Well, I’ve been delinquent. Part of it is that my DSL has been giving me fits and I am in fact switching to a different provider this week, and part of it is that there really hasn’t been much happening. Lots of sound and fury about stem cell research in general still, but very little concrete action. No new good research. A few things are of interest in the human affairs side of it:

In the “whatever happened to…” category, Hwang Woo-suk is back in a lab doing animal research. He lost his license to work with human cells, but can still carry on with animals, provided that he does it at his own expense. No more funding for him! His reputation is so shot that he is widely expected never to publish again, so I don’t know what he’ll do with the outcomes of his research. Apparently he is doing work with organ regeneration in pigs. Read all about it on The Hindu and in Chosun Ilbo.

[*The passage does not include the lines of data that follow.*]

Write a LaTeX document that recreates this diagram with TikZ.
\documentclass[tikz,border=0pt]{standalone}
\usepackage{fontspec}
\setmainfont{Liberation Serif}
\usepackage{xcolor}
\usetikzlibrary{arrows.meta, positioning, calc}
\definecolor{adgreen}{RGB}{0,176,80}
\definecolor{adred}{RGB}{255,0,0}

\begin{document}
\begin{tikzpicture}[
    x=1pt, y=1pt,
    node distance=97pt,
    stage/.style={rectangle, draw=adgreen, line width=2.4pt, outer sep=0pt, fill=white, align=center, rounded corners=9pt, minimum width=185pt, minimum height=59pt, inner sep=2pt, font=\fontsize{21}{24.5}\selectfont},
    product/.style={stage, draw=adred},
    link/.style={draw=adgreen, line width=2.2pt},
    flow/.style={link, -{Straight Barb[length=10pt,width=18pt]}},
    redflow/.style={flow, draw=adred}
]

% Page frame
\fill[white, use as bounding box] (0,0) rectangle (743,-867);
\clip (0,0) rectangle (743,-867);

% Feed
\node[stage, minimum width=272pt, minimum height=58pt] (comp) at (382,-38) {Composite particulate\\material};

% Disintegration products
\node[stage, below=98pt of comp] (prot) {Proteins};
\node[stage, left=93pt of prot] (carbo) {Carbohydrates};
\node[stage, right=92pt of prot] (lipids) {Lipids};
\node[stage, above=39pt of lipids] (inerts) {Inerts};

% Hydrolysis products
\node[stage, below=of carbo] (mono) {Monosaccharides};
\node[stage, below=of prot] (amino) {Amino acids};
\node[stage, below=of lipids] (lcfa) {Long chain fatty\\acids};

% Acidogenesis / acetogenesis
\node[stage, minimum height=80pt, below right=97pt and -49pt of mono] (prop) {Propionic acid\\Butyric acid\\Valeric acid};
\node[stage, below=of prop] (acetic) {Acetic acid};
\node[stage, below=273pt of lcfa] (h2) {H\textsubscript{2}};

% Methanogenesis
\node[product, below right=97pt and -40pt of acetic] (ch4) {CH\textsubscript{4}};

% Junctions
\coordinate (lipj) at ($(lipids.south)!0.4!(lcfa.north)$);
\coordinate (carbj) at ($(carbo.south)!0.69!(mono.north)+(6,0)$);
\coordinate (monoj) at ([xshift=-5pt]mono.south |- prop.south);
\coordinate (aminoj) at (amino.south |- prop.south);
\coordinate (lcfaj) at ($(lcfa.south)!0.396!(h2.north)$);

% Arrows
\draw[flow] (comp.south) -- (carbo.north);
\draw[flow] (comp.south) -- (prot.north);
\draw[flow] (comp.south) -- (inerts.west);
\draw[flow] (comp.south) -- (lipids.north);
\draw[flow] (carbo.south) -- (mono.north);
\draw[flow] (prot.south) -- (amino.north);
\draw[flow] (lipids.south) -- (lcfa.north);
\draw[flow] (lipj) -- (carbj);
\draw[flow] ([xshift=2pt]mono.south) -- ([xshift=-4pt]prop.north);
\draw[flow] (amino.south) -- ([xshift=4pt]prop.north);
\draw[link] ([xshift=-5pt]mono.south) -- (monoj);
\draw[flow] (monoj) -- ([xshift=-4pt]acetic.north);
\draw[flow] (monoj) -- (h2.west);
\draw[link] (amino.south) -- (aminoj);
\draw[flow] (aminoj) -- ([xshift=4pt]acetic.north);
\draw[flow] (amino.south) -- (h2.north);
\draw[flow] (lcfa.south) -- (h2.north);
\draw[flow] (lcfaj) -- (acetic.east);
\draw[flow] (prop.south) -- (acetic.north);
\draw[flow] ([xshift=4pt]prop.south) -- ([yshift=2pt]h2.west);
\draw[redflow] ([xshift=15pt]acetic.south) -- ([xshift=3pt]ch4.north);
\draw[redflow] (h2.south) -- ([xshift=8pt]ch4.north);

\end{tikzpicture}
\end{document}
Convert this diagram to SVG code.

Other news has to do with funding for stem cell research in Illinois. This has been somewhat controversial, as $10 million was shifted by the governor from a line item for “scientific research” in the budget specifically to stem cell research without legislative approval. Now, some of the grant money is being distributed. The Belleville News-Democrat reported last week that the first $5 million in grant money has been disbursed; the 7 researchers are located at the University of Illinois College of Medicine in Peoria, Southern Illinois University, and both the Chicago and Champaign-Urbana campuses of the U of Illinois. The newspaper of SIU, The Southern, also has a story, most of which focuses on the issue regarding the source of the funds. I have to say that, while I am glad the research is going ahead, it does seem like it was somewhat of an underhanded way to do it and I don’t think these decisions should be made by executive fiat. I don’t completely absolve the Legislature—they could have asked what “scientific research” meant and refused to approve it that generally—but I don’t think Gov. Blagojevich is setting a good precedent for a reasoned discussion of the issues.